▶ [PROBLEM DETAILS]:
Quote all lines below exactly. Images stay out.
──────────
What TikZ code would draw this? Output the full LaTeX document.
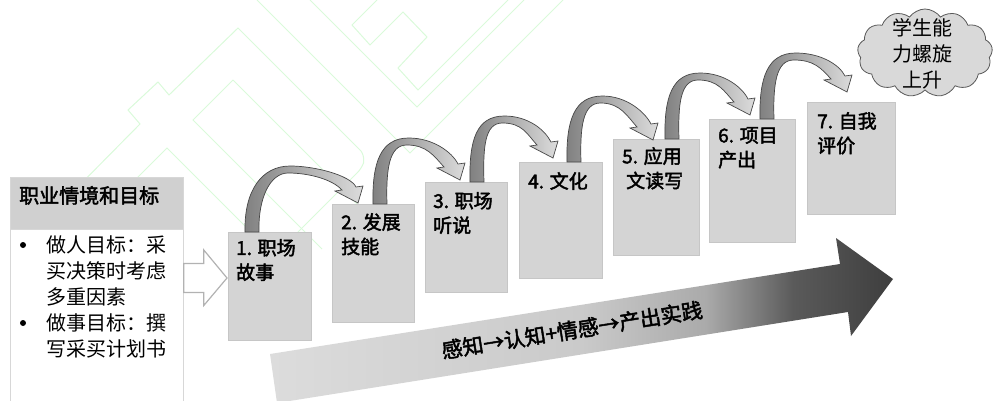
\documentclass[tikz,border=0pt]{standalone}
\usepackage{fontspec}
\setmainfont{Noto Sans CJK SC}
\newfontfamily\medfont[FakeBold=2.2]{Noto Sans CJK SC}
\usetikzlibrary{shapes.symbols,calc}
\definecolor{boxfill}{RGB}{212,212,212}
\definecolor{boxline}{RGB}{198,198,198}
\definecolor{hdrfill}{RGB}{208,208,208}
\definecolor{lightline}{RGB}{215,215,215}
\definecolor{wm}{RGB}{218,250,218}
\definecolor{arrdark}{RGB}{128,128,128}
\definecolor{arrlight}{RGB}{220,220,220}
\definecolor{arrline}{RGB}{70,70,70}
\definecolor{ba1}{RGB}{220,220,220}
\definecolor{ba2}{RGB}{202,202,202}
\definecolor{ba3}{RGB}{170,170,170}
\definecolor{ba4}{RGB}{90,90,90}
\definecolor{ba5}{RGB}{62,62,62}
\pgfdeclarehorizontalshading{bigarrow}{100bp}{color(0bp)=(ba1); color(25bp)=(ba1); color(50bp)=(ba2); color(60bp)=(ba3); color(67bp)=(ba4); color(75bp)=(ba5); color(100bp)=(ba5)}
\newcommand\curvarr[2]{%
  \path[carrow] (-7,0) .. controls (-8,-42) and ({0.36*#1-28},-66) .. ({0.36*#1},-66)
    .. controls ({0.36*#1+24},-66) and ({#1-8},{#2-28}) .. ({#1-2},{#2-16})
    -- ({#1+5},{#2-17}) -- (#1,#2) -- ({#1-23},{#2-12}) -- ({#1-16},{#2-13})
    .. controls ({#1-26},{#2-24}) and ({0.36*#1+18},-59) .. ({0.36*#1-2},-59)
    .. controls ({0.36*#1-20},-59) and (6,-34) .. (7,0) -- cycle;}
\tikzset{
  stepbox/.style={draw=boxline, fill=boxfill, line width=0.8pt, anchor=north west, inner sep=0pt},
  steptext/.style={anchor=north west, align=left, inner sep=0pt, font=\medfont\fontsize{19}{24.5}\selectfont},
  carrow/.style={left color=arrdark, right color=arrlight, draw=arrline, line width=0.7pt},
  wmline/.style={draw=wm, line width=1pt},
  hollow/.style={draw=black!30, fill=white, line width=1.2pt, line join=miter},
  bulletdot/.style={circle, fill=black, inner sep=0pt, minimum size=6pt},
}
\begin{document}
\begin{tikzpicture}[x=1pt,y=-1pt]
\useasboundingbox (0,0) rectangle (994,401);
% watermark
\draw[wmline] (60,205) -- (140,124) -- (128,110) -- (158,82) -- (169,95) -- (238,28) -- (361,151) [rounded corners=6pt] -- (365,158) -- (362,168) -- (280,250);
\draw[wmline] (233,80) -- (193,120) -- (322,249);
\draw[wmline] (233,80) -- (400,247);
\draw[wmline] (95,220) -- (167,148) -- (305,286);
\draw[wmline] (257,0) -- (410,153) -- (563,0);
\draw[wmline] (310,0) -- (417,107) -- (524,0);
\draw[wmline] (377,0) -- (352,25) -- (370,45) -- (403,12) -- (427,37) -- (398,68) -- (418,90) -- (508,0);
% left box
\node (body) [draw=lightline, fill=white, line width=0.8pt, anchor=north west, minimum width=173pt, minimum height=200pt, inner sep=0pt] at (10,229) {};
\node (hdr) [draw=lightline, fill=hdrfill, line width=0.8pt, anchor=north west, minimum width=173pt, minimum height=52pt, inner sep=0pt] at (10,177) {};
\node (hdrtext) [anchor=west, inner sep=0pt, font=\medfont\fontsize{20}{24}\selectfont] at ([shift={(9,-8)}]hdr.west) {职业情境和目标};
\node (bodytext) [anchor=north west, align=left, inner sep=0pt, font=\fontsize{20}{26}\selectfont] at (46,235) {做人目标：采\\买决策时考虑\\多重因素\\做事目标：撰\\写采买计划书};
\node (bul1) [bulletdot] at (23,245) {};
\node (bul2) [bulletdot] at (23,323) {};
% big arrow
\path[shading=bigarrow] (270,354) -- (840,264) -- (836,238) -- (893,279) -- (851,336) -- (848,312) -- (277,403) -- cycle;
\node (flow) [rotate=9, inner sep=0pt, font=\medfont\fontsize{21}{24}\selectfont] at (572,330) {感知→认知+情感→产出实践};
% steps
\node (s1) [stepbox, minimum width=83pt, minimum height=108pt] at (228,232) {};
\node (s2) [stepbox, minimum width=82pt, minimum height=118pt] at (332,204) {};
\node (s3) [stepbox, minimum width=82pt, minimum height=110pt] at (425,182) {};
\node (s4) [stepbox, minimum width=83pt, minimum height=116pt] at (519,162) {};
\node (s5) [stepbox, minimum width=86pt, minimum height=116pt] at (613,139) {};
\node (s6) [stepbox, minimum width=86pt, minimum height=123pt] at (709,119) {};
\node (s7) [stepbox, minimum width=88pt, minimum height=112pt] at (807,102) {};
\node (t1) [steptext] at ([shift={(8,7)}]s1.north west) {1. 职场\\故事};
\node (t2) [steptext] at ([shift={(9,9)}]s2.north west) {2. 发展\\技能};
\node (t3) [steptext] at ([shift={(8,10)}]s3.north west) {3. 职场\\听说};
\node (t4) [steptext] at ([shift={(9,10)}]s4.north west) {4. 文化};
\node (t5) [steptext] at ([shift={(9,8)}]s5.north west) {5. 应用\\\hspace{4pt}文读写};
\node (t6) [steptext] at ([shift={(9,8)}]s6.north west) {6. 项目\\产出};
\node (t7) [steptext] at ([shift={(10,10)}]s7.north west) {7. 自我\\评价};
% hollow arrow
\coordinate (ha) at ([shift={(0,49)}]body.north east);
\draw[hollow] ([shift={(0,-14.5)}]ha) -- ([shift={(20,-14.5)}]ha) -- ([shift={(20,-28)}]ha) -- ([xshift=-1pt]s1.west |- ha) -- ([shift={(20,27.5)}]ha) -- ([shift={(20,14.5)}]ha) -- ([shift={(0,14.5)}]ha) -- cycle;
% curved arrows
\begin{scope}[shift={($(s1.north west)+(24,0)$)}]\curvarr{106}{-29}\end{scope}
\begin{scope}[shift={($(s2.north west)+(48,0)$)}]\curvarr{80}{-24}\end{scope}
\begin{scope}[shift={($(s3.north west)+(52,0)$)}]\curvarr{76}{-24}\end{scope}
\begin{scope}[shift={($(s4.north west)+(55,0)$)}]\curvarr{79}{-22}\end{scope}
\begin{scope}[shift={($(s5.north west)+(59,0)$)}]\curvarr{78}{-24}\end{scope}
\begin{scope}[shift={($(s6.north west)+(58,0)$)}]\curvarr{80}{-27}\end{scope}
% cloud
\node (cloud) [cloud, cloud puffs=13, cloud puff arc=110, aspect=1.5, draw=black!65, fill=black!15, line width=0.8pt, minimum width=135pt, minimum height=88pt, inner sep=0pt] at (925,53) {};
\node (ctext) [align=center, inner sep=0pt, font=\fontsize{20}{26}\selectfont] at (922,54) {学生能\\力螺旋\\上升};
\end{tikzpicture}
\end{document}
──────────
▶ [TASK SOLUTION]:
What TikZ code would draw this? Output the full LaTeX document.
\documentclass[tikz,border=0pt]{standalone}
\usepackage{fontspec}
\setmainfont{Noto Sans CJK SC}
\newfontfamily\medfont[FakeBold=2.2]{Noto Sans CJK SC}
\usetikzlibrary{shapes.symbols,calc}
\definecolor{boxfill}{RGB}{212,212,212}
\definecolor{boxline}{RGB}{198,198,198}
\definecolor{hdrfill}{RGB}{208,208,208}
\definecolor{lightline}{RGB}{215,215,215}
\definecolor{wm}{RGB}{218,250,218}
\definecolor{arrdark}{RGB}{128,128,128}
\definecolor{arrlight}{RGB}{220,220,220}
\definecolor{arrline}{RGB}{70,70,70}
\definecolor{ba1}{RGB}{220,220,220}
\definecolor{ba2}{RGB}{202,202,202}
\definecolor{ba3}{RGB}{170,170,170}
\definecolor{ba4}{RGB}{90,90,90}
\definecolor{ba5}{RGB}{62,62,62}
\pgfdeclarehorizontalshading{bigarrow}{100bp}{color(0bp)=(ba1); color(25bp)=(ba1); color(50bp)=(ba2); color(60bp)=(ba3); color(67bp)=(ba4); color(75bp)=(ba5); color(100bp)=(ba5)}
\newcommand\curvarr[2]{%
  \path[carrow] (-7,0) .. controls (-8,-42) and ({0.36*#1-28},-66) .. ({0.36*#1},-66)
    .. controls ({0.36*#1+24},-66) and ({#1-8},{#2-28}) .. ({#1-2},{#2-16})
    -- ({#1+5},{#2-17}) -- (#1,#2) -- ({#1-23},{#2-12}) -- ({#1-16},{#2-13})
    .. controls ({#1-26},{#2-24}) and ({0.36*#1+18},-59) .. ({0.36*#1-2},-59)
    .. controls ({0.36*#1-20},-59) and (6,-34) .. (7,0) -- cycle;}
\tikzset{
  stepbox/.style={draw=boxline, fill=boxfill, line width=0.8pt, anchor=north west, inner sep=0pt},
  steptext/.style={anchor=north west, align=left, inner sep=0pt, font=\medfont\fontsize{19}{24.5}\selectfont},
  carrow/.style={left color=arrdark, right color=arrlight, draw=arrline, line width=0.7pt},
  wmline/.style={draw=wm, line width=1pt},
  hollow/.style={draw=black!30, fill=white, line width=1.2pt, line join=miter},
  bulletdot/.style={circle, fill=black, inner sep=0pt, minimum size=6pt},
}
\begin{document}
\begin{tikzpicture}[x=1pt,y=-1pt]
\useasboundingbox (0,0) rectangle (994,401);
% watermark
\draw[wmline] (60,205) -- (140,124) -- (128,110) -- (158,82) -- (169,95) -- (238,28) -- (361,151) [rounded corners=6pt] -- (365,158) -- (362,168) -- (280,250);
\draw[wmline] (233,80) -- (193,120) -- (322,249);
\draw[wmline] (233,80) -- (400,247);
\draw[wmline] (95,220) -- (167,148) -- (305,286);
\draw[wmline] (257,0) -- (410,153) -- (563,0);
\draw[wmline] (310,0) -- (417,107) -- (524,0);
\draw[wmline] (377,0) -- (352,25) -- (370,45) -- (403,12) -- (427,37) -- (398,68) -- (418,90) -- (508,0);
% left box
\node (body) [draw=lightline, fill=white, line width=0.8pt, anchor=north west, minimum width=173pt, minimum height=200pt, inner sep=0pt] at (10,229) {};
\node (hdr) [draw=lightline, fill=hdrfill, line width=0.8pt, anchor=north west, minimum width=173pt, minimum height=52pt, inner sep=0pt] at (10,177) {};
\node (hdrtext) [anchor=west, inner sep=0pt, font=\medfont\fontsize{20}{24}\selectfont] at ([shift={(9,-8)}]hdr.west) {职业情境和目标};
\node (bodytext) [anchor=north west, align=left, inner sep=0pt, font=\fontsize{20}{26}\selectfont] at (46,235) {做人目标：采\\买决策时考虑\\多重因素\\做事目标：撰\\写采买计划书};
\node (bul1) [bulletdot] at (23,245) {};
\node (bul2) [bulletdot] at (23,323) {};
% big arrow
\path[shading=bigarrow] (270,354) -- (840,264) -- (836,238) -- (893,279) -- (851,336) -- (848,312) -- (277,403) -- cycle;
\node (flow) [rotate=9, inner sep=0pt, font=\medfont\fontsize{21}{24}\selectfont] at (572,330) {感知→认知+情感→产出实践};
% steps
\node (s1) [stepbox, minimum width=83pt, minimum height=108pt] at (228,232) {};
\node (s2) [stepbox, minimum width=82pt, minimum height=118pt] at (332,204) {};
\node (s3) [stepbox, minimum width=82pt, minimum height=110pt] at (425,182) {};
\node (s4) [stepbox, minimum width=83pt, minimum height=116pt] at (519,162) {};
\node (s5) [stepbox, minimum width=86pt, minimum height=116pt] at (613,139) {};
\node (s6) [stepbox, minimum width=86pt, minimum height=123pt] at (709,119) {};
\node (s7) [stepbox, minimum width=88pt, minimum height=112pt] at (807,102) {};
\node (t1) [steptext] at ([shift={(8,7)}]s1.north west) {1. 职场\\故事};
\node (t2) [steptext] at ([shift={(9,9)}]s2.north west) {2. 发展\\技能};
\node (t3) [steptext] at ([shift={(8,10)}]s3.north west) {3. 职场\\听说};
\node (t4) [steptext] at ([shift={(9,10)}]s4.north west) {4. 文化};
\node (t5) [steptext] at ([shift={(9,8)}]s5.north west) {5. 应用\\\hspace{4pt}文读写};
\node (t6) [steptext] at ([shift={(9,8)}]s6.north west) {6. 项目\\产出};
\node (t7) [steptext] at ([shift={(10,10)}]s7.north west) {7. 自我\\评价};
% hollow arrow
\coordinate (ha) at ([shift={(0,49)}]body.north east);
\draw[hollow] ([shift={(0,-14.5)}]ha) -- ([shift={(20,-14.5)}]ha) -- ([shift={(20,-28)}]ha) -- ([xshift=-1pt]s1.west |- ha) -- ([shift={(20,27.5)}]ha) -- ([shift={(20,14.5)}]ha) -- ([shift={(0,14.5)}]ha) -- cycle;
% curved arrows
\begin{scope}[shift={($(s1.north west)+(24,0)$)}]\curvarr{106}{-29}\end{scope}
\begin{scope}[shift={($(s2.north west)+(48,0)$)}]\curvarr{80}{-24}\end{scope}
\begin{scope}[shift={($(s3.north west)+(52,0)$)}]\curvarr{76}{-24}\end{scope}
\begin{scope}[shift={($(s4.north west)+(55,0)$)}]\curvarr{79}{-22}\end{scope}
\begin{scope}[shift={($(s5.north west)+(59,0)$)}]\curvarr{78}{-24}\end{scope}
\begin{scope}[shift={($(s6.north west)+(58,0)$)}]\curvarr{80}{-27}\end{scope}
% cloud
\node (cloud) [cloud, cloud puffs=13, cloud puff arc=110, aspect=1.5, draw=black!65, fill=black!15, line width=0.8pt, minimum width=135pt, minimum height=88pt, inner sep=0pt] at (925,53) {};
\node (ctext) [align=center, inner sep=0pt, font=\fontsize{20}{26}\selectfont] at (922,54) {学生能\\力螺旋\\上升};
\end{tikzpicture}
\end{document}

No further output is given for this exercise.